Gleichzeitig werden Frauenrechtsaktivist*innen und Menschenrechtler*innen bedroht. LGBTQIA+ Menschen, die dem binären System nicht entsprechen, müssen ebenso um ihr Leben fürchten. Dieser Umstand zeigt, dass es ein politischer Fehler ist, eine Evakuierung nur den heimischen Ortsgruppen zu ermöglichen. Die Bundesrepublik hat die Verantwortung zu tragen, vor allem nach dem Bundeswehrabzug und der falschen Einschätzung über die Lage in Afghanistan, die Folgen ihrer Taten aufzuräumen und sie muss dafür sorgen, dass alle bedrohten Menschen sicher fliehen können. Das darf nicht erst bald geschehen, sondern muss jetzt auf der Tagesordnung stehen.

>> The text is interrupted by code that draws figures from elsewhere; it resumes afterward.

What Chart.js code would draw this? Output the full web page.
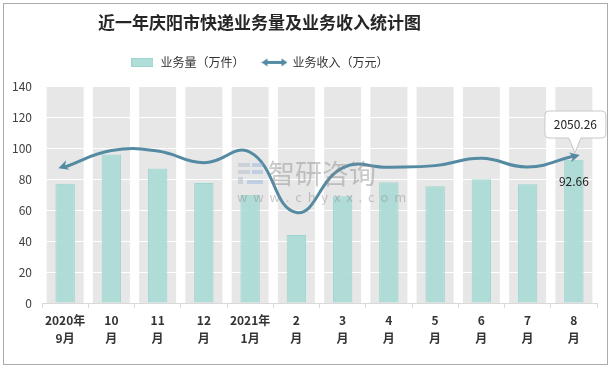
<!DOCTYPE html>
<html lang="zh">
<head>
  <meta charset="UTF-8" />
  <title>近一年庆阳市快递业务量及业务收入统计图</title>
  <script src="https://cdn.jsdelivr.net/npm/chart.js"></script>
  <style>
    html, body { margin: 0; padding: 0; background: #fff; }
    #wrap { width: 614px; height: 370px; }
  </style>
</head>
<body>
  <div id="wrap"><canvas id="grafico"></canvas></div>

  <script>
    // datos
    const categorias = [['2020年', '9月'], ['10', '月'], ['11', '月'], ['12', '月'], ['2021年', '1月'], ['2', '月'],
                        ['3', '月'], ['4', '月'], ['5', '月'], ['6', '月'], ['7', '月'], ['8', '月']];
    const volumen = [77, 96, 87, 77.5, 70, 44, 69, 78, 75.5, 80, 76.8, 92.66];   // 业务量（万件）
    const ingresos = [1897, 2126, 2121, 1957, 2102, 1262, 1884, 1893, 1916, 2018, 1897, 2050.26]; // 业务收入（万元）
    const ticksY = [0, 20, 40, 60, 80, 100, 120, 140];

    const FUENTE = "'Noto Sans CJK SC', 'Noto Sans', sans-serif";
    const TEAL = 'rgba(168,218,213,0.9)';
    const TEAL_BORDE = '#9fd5cf';
    const AZUL = '#548ba3';
    const DESPLAZAR = -40; // título y leyenda van a la izquierda del centro

    // iconos de la leyenda
    function iconoBarra() {
      const c = document.createElement('canvas');
      c.width = 22; c.height = 9;
      const g = c.getContext('2d');
      g.fillStyle = TEAL; g.fillRect(0, 0, 22, 9);
      g.strokeStyle = TEAL_BORDE; g.strokeRect(0.5, 0.5, 21, 8);
      return c;
    }
    function iconoLinea() {
      const c = document.createElement('canvas');
      c.width = 26; c.height = 9;
      const g = c.getContext('2d');
      g.strokeStyle = AZUL; g.fillStyle = AZUL; g.lineWidth = 3;
      g.beginPath(); g.moveTo(4, 4.5); g.lineTo(22, 4.5); g.stroke();
      g.beginPath(); g.moveTo(0, 4.5); g.lineTo(6, 0.5); g.lineTo(6, 8.5); g.closePath(); g.fill();
      g.beginPath(); g.moveTo(26, 4.5); g.lineTo(20, 0.5); g.lineTo(20, 8.5); g.closePath(); g.fill();
      return c;
    }

    function flecha(ctx, x, y, ang) {
      ctx.save();
      ctx.translate(x, y);
      ctx.rotate(ang);
      ctx.beginPath();
      ctx.moveTo(4, 0);
      ctx.lineTo(-6, -5);
      ctx.lineTo(-3, 0);
      ctx.lineTo(-6, 5);
      ctx.closePath();
      ctx.fill();
      ctx.restore();
    }

    const ajusteCabecera = {
      id: 'ajusteCabecera',
      beforeInit(chart) {
        const fit = chart.legend.fit;
        chart.legend.fit = function () { fit.call(this); this.height += 8; };
      },
      afterLayout(chart) {
        [chart.titleBlock, chart.legend].forEach(b => { b.left += DESPLAZAR; b.right += DESPLAZAR; });
      }
    };

    const fondoColumnas = {
      id: 'fondoColumnas',
      beforeDraw(chart) {
        const { ctx, chartArea, scales } = chart;
        const ancho = scales.x.width / categorias.length * 0.8;
        ctx.save();
        ctx.fillStyle = '#e7e7e7';
        categorias.forEach((_, i) => {
          const x = scales.x.getPixelForValue(i);
          ctx.fillRect(x - ancho / 2, chartArea.top, ancho, chartArea.bottom - chartArea.top);
        });
        ctx.restore();
      }
    };

    const extras = {
      id: 'extras',
      afterDatasetsDraw(chart) {
        const { ctx } = chart;
        // marca de agua
        ctx.save();
        ctx.globalAlpha = 0.45;
        ctx.fillStyle = '#8a8a8a';
        ctx.font = '27px ' + FUENTE;
        ctx.textBaseline = 'middle';
        ctx.fillText('智研咨询', 268, 174);
        ctx.font = '13px ' + FUENTE;
        ctx.fillText('w  w  w  .  c  h  y  x  x  .  c  o  m', 237, 197);
        ctx.fillStyle = '#a9b6c8';
        ctx.fillRect(238, 163, 12, 4);
        ctx.fillRect(238, 170, 12, 4);
        ctx.fillRect(238, 177, 5, 7);
        ctx.fillStyle = '#8fb1d9';
        ctx.fillRect(252, 163, 11, 4);
        ctx.fillRect(252, 170, 11, 4);
        ctx.fillRect(247, 180, 16, 4);
        ctx.restore();

        // flechas de la línea
        const meta = chart.getDatasetMeta(1);
        const pts = meta.data;
        const p0 = pts[0], p1 = pts[pts.length - 1];
        ctx.save();
        ctx.fillStyle = AZUL;
        flecha(ctx, p0.x - 3, p0.y, Math.atan2(p0.y - p0.cp2y, p0.x - p0.cp2x));
        flecha(ctx, p1.x + 2, p1.y, Math.atan2(p1.y - p1.cp1y, p1.x - p1.cp1x));
        ctx.restore();

        // globo con el último ingreso
        const bx = p1.x - 29, by = p1.y - 45, bw = 61, bh = 27;
        ctx.save();
        ctx.fillStyle = '#fff';
        ctx.strokeStyle = '#c8c8c8';
        ctx.lineWidth = 1;
        ctx.beginPath();
        const r = 4;
        ctx.moveTo(bx + r, by);
        ctx.lineTo(bx + bw - r, by);
        ctx.quadraticCurveTo(bx + bw, by, bx + bw, by + r);
        ctx.lineTo(bx + bw, by + bh - r);
        ctx.quadraticCurveTo(bx + bw, by + bh, bx + bw - r, by + bh);
        ctx.lineTo(bx + 36, by + bh);
        ctx.lineTo(p1.x + 1, p1.y - 3);
        ctx.lineTo(bx + 24, by + bh);
        ctx.lineTo(bx + r, by + bh);
        ctx.quadraticCurveTo(bx, by + bh, bx, by + bh - r);
        ctx.lineTo(bx, by + r);
        ctx.quadraticCurveTo(bx, by, bx + r, by);
        ctx.closePath();
        ctx.fill();
        ctx.stroke();
        ctx.fillStyle = '#222';
        ctx.font = '12px ' + FUENTE;
        ctx.textAlign = 'center';
        ctx.textBaseline = 'middle';
        ctx.fillText(ingresos[ingresos.length - 1].toFixed(2), bx + bw / 2, by + bh / 2);

        // etiqueta de la última barra
        const barra = chart.getDatasetMeta(0).data[volumen.length - 1];
        ctx.fillText(volumen[volumen.length - 1].toFixed(2), barra.x, barra.y + 22);
        ctx.restore();

        // borde exterior
        ctx.save();
        ctx.strokeStyle = '#ababab';
        ctx.lineWidth = 1;
        ctx.strokeRect(3.5, 3.5, 604, 361);
        ctx.restore();
      }
    };

    new Chart(document.getElementById('grafico').getContext('2d'), {
      data: {
        labels: categorias,
        datasets: [{
          type: 'bar',
          label: '业务量（万件）',
          data: volumen,
          backgroundColor: TEAL,
          borderColor: TEAL_BORDE,
          borderWidth: 1,
          categoryPercentage: 1,
          barPercentage: 0.42,
          yAxisID: 'y',
          order: 2
        }, {
          type: 'line',
          label: '业务收入（万元）',
          data: ingresos,
          borderColor: AZUL,
          borderWidth: 3,
          tension: 0.45,
          pointRadius: 0,
          fill: false,
          yAxisID: 'y1',
          order: 1
        }]
      },
      options: {
        responsive: true,
        maintainAspectRatio: false,
        animation: false,
        layout: { padding: { left: 2, right: 17, top: 0, bottom: 4 } },
        plugins: {
          title: {
            display: true,
            text: '近一年庆阳市快递业务量及业务收入统计图',
            color: '#262626',
            font: { family: FUENTE, size: 17, weight: 'bold' },
            padding: { top: 12, bottom: 6 }
          },
          legend: {
            labels: {
              usePointStyle: true,
              pointStyleWidth: 24,
              padding: 18,
              color: '#333',
              font: { family: FUENTE, size: 12 },
              generateLabels: () => [
                { text: '业务量（万件）', pointStyle: iconoBarra(), datasetIndex: 0, fontColor: '#333', lineWidth: 0 },
                { text: '业务收入（万元）', pointStyle: iconoLinea(), datasetIndex: 1, fontColor: '#333', lineWidth: 0 }
              ]
            }
          },
          tooltip: { enabled: false }
        },
        scales: {
          x: {
            grid: { offset: true, drawOnChartArea: false, drawTicks: true, tickLength: 5, color: '#d9d9d9' },
            border: { display: true, color: '#d9d9d9' },
            ticks: { color: '#333', font: { family: FUENTE, size: 12, weight: 'bold', lineHeight: 1.55 }, maxRotation: 0, autoSkip: false, padding: 3 },
            afterFit: (s) => { s.height = 63; }
          },
          y: {
            min: 0,
            max: 140,
            afterBuildTicks: (s) => { s.ticks = ticksY.map(v => ({ value: v })); },
            grid: { color: '#ffffff', lineWidth: 1, drawTicks: false },
            border: { display: false },
            ticks: { color: '#404040', font: { family: FUENTE, size: 12 }, padding: 10 },
            afterFit: (s) => { s.width = 40; }
          },
          y1: {
            display: false,
            min: 0,
            max: 3021
          }
        }
      },
      plugins: [ajusteCabecera, fondoColumnas, extras]
    });
  </script>
</body>
</html>
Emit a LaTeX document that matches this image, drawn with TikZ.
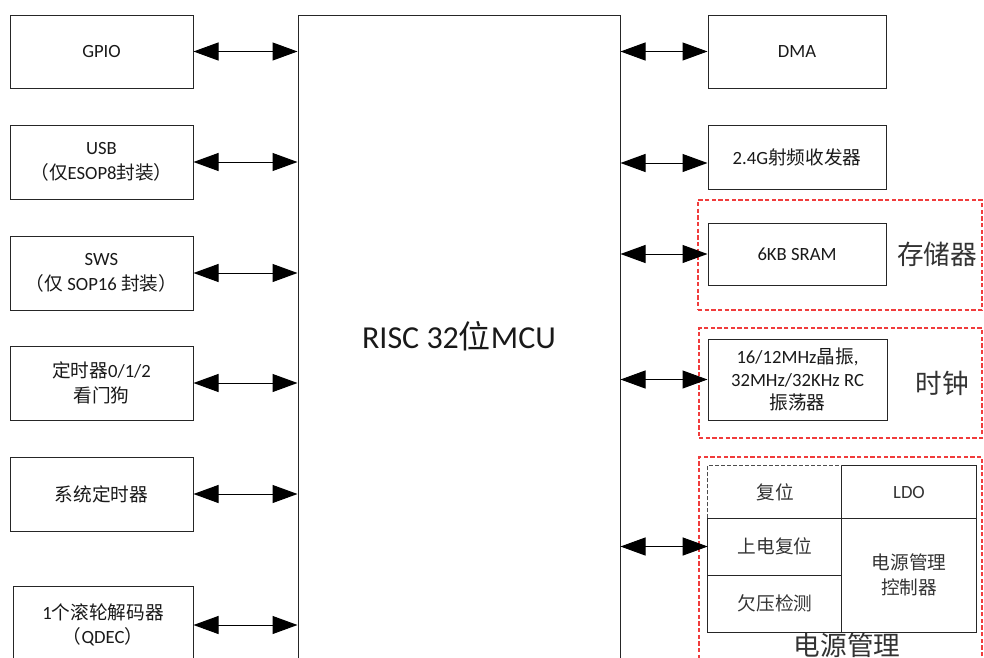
\documentclass[tikz,border=0pt]{standalone}
\usepackage{fontspec}
\setmainfont{Carlito}
\newfontfamily\zhfont{Noto Sans CJK SC}
\newcommand\zh[1]{{\zhfont #1}}
\newdimen\pxu \pxu=0.75pt
\usetikzlibrary{arrows.meta}
\definecolor{grpred}{RGB}{240,60,60}
\begin{document}
\begin{tikzpicture}[x=0.75pt,y=-0.75pt,
  blk/.style={draw=black!85, line width=0.75pt, inner sep=0pt, align=center,
              font=\fontsize{14}{18.5}\selectfont, text=black!90},
  sz/.style 2 args={minimum width=#1\pxu, minimum height=#2\pxu},
  cellt/.style={inner sep=0pt, align=center, font=\fontsize{14}{18.5}\selectfont, text=black!80},
  cellline/.style={draw=black!85, line width=0.75pt},
  celldash/.style={draw=black!70, line width=0.75pt, dash pattern=on 3pt off 1.5pt},
  link/.style={draw=black, line width=0.75pt,
               {Triangle[length=18.75pt,width=13.5pt]}-{Triangle[length=18.75pt,width=13.5pt]}},
  grp/.style={draw=grpred, line width=0.9pt, dash pattern=on 3.2pt off 1.8pt, inner sep=0pt},
  glabel/.style={font=\fontsize{20}{24}\selectfont, text=black!80, inner sep=0pt}
]
\useasboundingbox (0,0) rectangle (984,657);
\clip (0,0) rectangle (984,657);

% central MCU
\node[blk, sz={322}{643}, font=\fontsize{24}{28}\selectfont] (mcu) at (459,336.5) {RISC 32\zh{位}MCU};

% left peripherals
\node[blk, sz={183}{73}] (gpio) at (101.5,51.5) {GPIO};
\node[blk, sz={183}{74}] (usb) at (101.5,162) {USB\\\zh{（仅}ESOP8\zh{封装）}};
\node[blk, sz={183}{74}] (sws) at (101.5,273) {SWS\\\zh{（仅 }SOP16 \zh{封装）}};
\node[blk, sz={183}{74}] (tmr) at (101.5,383) {\zh{定时器}0/1/2\\\zh{看门狗}};
\node[blk, sz={183}{74}] (systmr) at (101.5,494) {\zh{系统定时器}};
\node[blk, sz={180}{78}] (qdec) at (103,625) {1\zh{个滚轮解码器}\\\zh{（}QDEC\zh{）}};

% right peripherals
\node[blk, sz={178}{73}] (dma) at (797,51.5) {DMA};
\node[blk, sz={178}{64}] (rf) at (797,157) {2.4G\zh{射频收发器}};
\node[blk, sz={178}{62}] (sram) at (797,254) {6KB SRAM};
\node[blk, sz={179}{81}, font=\fontsize{14}{17.5}\selectfont] (osc) at (797.5,379.5)
  {16/12MHz\zh{晶振},\\32MHz/32KHz RC\\\zh{振荡器}};

% groups
\node[grp, sz={284}{110}] (gstore) at (840,255) {};
\node[grp, sz={283}{110}] (gclk) at (840.5,383) {};
\node[grp, sz={283}{243}] (gpwr) at (840.5,578.5) {};
\node[glabel] (lstore) at (937,254) {\zh{存储器}};
\node[glabel] (lclk) at (942,383) {\zh{时钟}};
\node[glabel] (lpwr) at (847,645) {\zh{电源管理}};

% power management table
\node[cellt, sz={134}{52}] (reset) at (775,492) {\zh{复位}};
\node[cellt, sz={134}{52}] (ldo) at (909,492) {LDO};
\node[cellt, sz={134}{57}] (por) at (775,546.5) {\zh{上电复位}};
\node[cellt, sz={134}{57}] (bod) at (775,603.5) {\zh{欠压检测}};
\node[cellt, sz={134}{114}] (pmu) at (909,575) {\zh{电源管理}\\\zh{控制器}};
\draw[cellline] (reset.south west) -- (bod.south west) -- (pmu.south east)
  -- (ldo.north east) -- (ldo.north west) -- (pmu.south west);
\draw[cellline] (reset.south west) -- (ldo.south east);
\draw[cellline] (por.south west) -- (por.south east);
\draw[celldash] (reset.south west) -- (reset.north west) -- (reset.north east);

% connectors
\draw[link] (gpio.east) -- (gpio.east -| mcu.west);
\draw[link] (usb.east) -- (usb.east -| mcu.west);
\draw[link] (sws.east) -- (sws.east -| mcu.west);
\draw[link] (tmr.east) -- (tmr.east -| mcu.west);
\draw[link] (systmr.east) -- (systmr.east -| mcu.west);
\draw[link] (qdec.east) -- (qdec.east -| mcu.west);

\coordinate (rfin) at ([yshift=-4.5pt]rf.west);
\draw[link] (dma.west -| mcu.east) -- (dma.west);
\draw[link] (rfin -| mcu.east) -- (rfin);
\draw[link] (sram.west -| mcu.east) -- (sram.west);
\draw[link] (osc.west -| mcu.east) -- (osc.west);
\draw[link] (por.west -| mcu.east) -- (por.west);
\end{tikzpicture}
\end{document}
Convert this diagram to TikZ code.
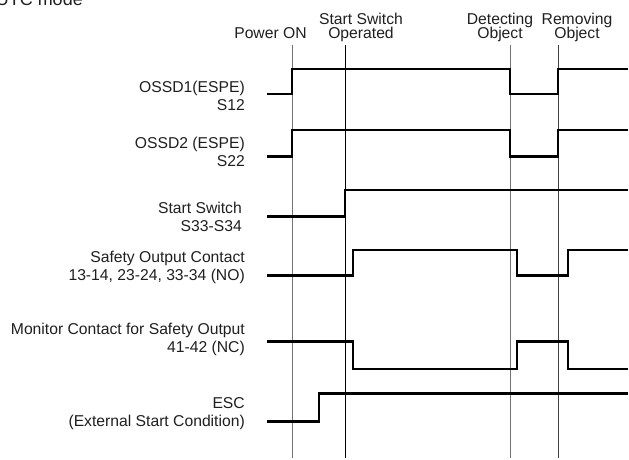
\documentclass[tikz,border=0pt]{standalone}
\usepackage{fontspec}
\setmainfont{Liberation Sans}
\begin{document}
\begin{tikzpicture}[x=1pt,y=-1pt,
  lbl/.style={font=\fontsize{15.7}{18}\selectfont, align=right, inner sep=0pt, anchor=base east, text=black!88},
  hdr/.style={font=\fontsize{15.7}{14.8}\selectfont, align=center, inner sep=0pt, anchor=base, text=black!88},
  ttl/.style={font=\fontsize{18}{20}\selectfont, inner sep=0pt, anchor=base east, text=black!88},
  sig/.style={line width=2.6pt, line join=miter, black},
  eventline/.style={line width=0.9pt}
]
\useasboundingbox (0,0) rectangle (629,459);
\begin{scope}
\clip (0,0) rectangle (629,459);
\node[ttl] (title) at (83,5) {UTC mode};
\end{scope}

% header labels (base = last line)
\node[hdr] (hpower) at (270.5,38.5) {Power ON};
\node[hdr] (hstart) at (361,38.8) {Start Switch\\Operated};
\node[hdr] (hdetect) at (500,38.8) {Detecting\\Object};
\node[hdr] (hremove) at (577,38.8) {Removing\\Object};

% event lines
\coordinate (pT) at (292,45);  \coordinate (pB) at (292,458);
\coordinate (sT) at (345,45);  \coordinate (sB) at (345,458);
\coordinate (dT) at (510,45);  \coordinate (dB) at (510,458);
\coordinate (rT) at (558,45);  \coordinate (rB) at (558,458);
\draw[eventline, black!55] (pT) -- (pB);
\draw[eventline, black] (sT) -- (sB);
\draw[eventline, black!55] (dT) -- (dB);
\draw[eventline, black!75] (rT) -- (rB);

% signal labels (base = last line)
\node[lbl] (l1) at (245,110.3) {OSSD1(ESPE)\\S12};
\node[lbl] (l2) at (245,166.7) {OSSD2 (ESPE)\\S22};
\node[lbl] (l3) at (242,231) {Start Switch\\S33-S34};
\node[lbl] (l4) at (245,280) {Safety Output Contact\\13-14, 23-24, 33-34 (NO)};
\node[lbl] (l5) at (245,352.7) {Monitor Contact for Safety Output\\41-42 (NC)};
\node[lbl] (l6) at (245,426.3) {ESC\\(External Start Condition)};

% signals
\draw[sig] (267,94) -- (292,94) -- (292,69) -- (510,69) -- (510,94) -- (558,94) -- (558,69) -- (628,69);
\draw[sig] (267,156.7) -- (292,156.7) -- (292,130) -- (510,130) -- (510,156.7) -- (558,156.7) -- (558,130) -- (628,130);
\draw[sig] (267,216.7) -- (345,216.7) -- (345,190) -- (628,190);
\draw[sig] (267,275.7) -- (353,275.7) -- (353,250) -- (517,250) -- (517,275.7) -- (568,275.7) -- (568,250) -- (628,250);
\draw[sig] (267,341.7) -- (353,341.7) -- (353,369) -- (517,369) -- (517,341.7) -- (568,341.7) -- (568,369) -- (628,369);
\draw[sig] (267,421.5) -- (319,421.5) -- (319,393.3) -- (628,393.3);
\end{tikzpicture}
\end{document}
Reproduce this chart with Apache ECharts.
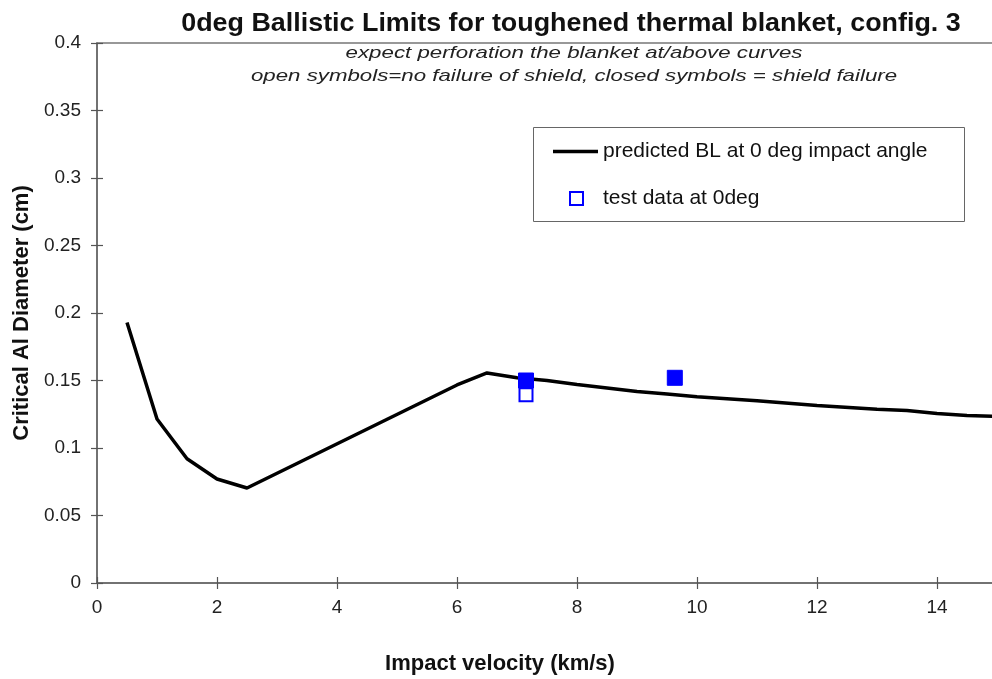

Nur diejenigen, die jetzt Fehler einsehen, können es schaffen richtig zu handeln. Wichtig ist dabei aber nicht nur auf die anderen zu schauen, sondern auch in die eigenen Reihen zu blicken. Richtigerweise hat Rolf Mützenich, Vorsitzender der SPD Bundestagsfraktion geäußert, dass eine Aufarbeitung im Parlament über die Geschehnisse erfolgen soll. Für uns ist aber klar, dass es jetzt kurzfristige und schnelle Lösungen geben muss, die den Menschen vor Ort Perspektiven bieten. Dazu gehört die sofortige Evakuierung der Ortskräfte, die Schaffung von sicheren Fluchtwegen für bedrohte Menschen und ein Aufnahmeprogramm für diejenigen, die sich für Frauenrechte, Menschenrechte und Demokratie stark gemacht haben! Wir schließen uns den Forderungen von diversen Organisationen, wie der Seebrücke und Seaeye an und sagen: Luftbrücke jetzt!